As we watched the playback of the conversation, I could see that he had been aggressive, rude, and forceful. He had gone after me with no holds barred. And I had had to counter him like a fighter with one hand tied behind his back. It was this television tape which was later played before millions of viewers in the United States and in other countries. Khrushchev's obvious rudeness made an unfavorable impression and my keeping my temper despite considerable provocation met with public approval. But his attack had shaken me right to my toes. He had been on the offensive and I on the defensive throughout. I knew that he had scored heavily and I felt it was imperative that I find an opportunity to strike back so that the record could be set straight publicly. Bob Considine later compared the episode to the first round of the Dempsey-Firpo fight. Khrushchev had started the encounter by knocking me out of the ring. At the end, I had climbed back in to fight again. And the second round was still coming up.

As we continued to walk through the exhibition grounds he kept up his needling. Once he believes he has gained an advantage over an
opponent, he never lets up. He kept making references to me as a smart lawyer with the innuendo that I was a slick and dishonest manipulator of words in contrast with his own “honest” background as a miner and a worker.

Consequently, as we walked by a model American grocery store, I commented, “You may be interested to know that my father owned a small general store in California, and all the Nixon boys worked there while going to school.” Khrushchev with a wave of his arms snorted, “Oh, all shopkeepers are thieves.” But this one I did not let pass. “Thieving happens everywhere,” I responded. “Even in the store I visited this morning, I saw people weighing food after they had bought it from the State.” This time it was Khrushchev who changed the subject.

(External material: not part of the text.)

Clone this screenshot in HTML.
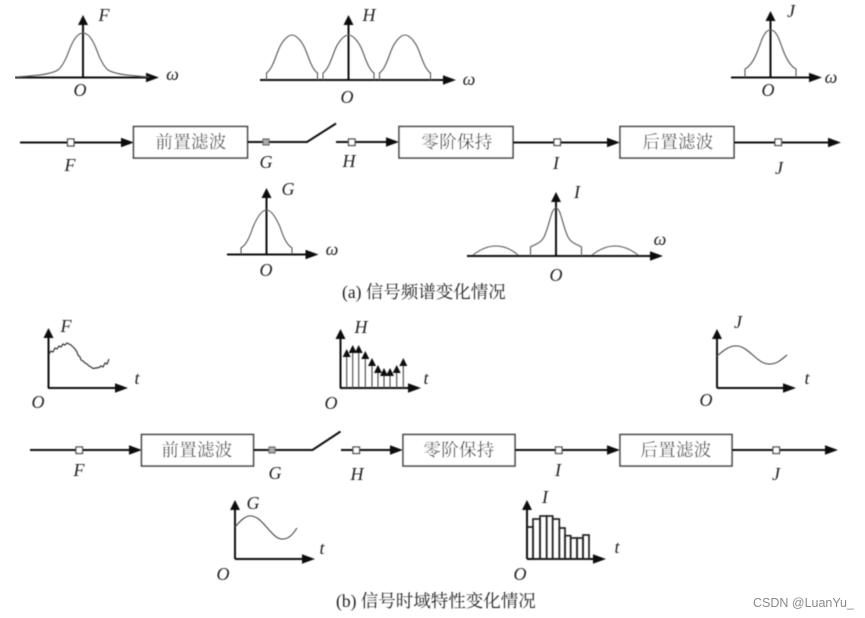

Then we came to the center attraction of the exhibition, a model American home, fully furnished and equipped with all our modern conveniences. The Soviet press had focused their ridicule on this model home during the past week, saying that it was no more typical of a worker's home in the United States than the Taj Mahal was typical in India or Buckingham Palace in Great Britain. Khrushchev and I walked up the center hall of the model home, looking into the exposed rooms, and we stopped at the kitchen.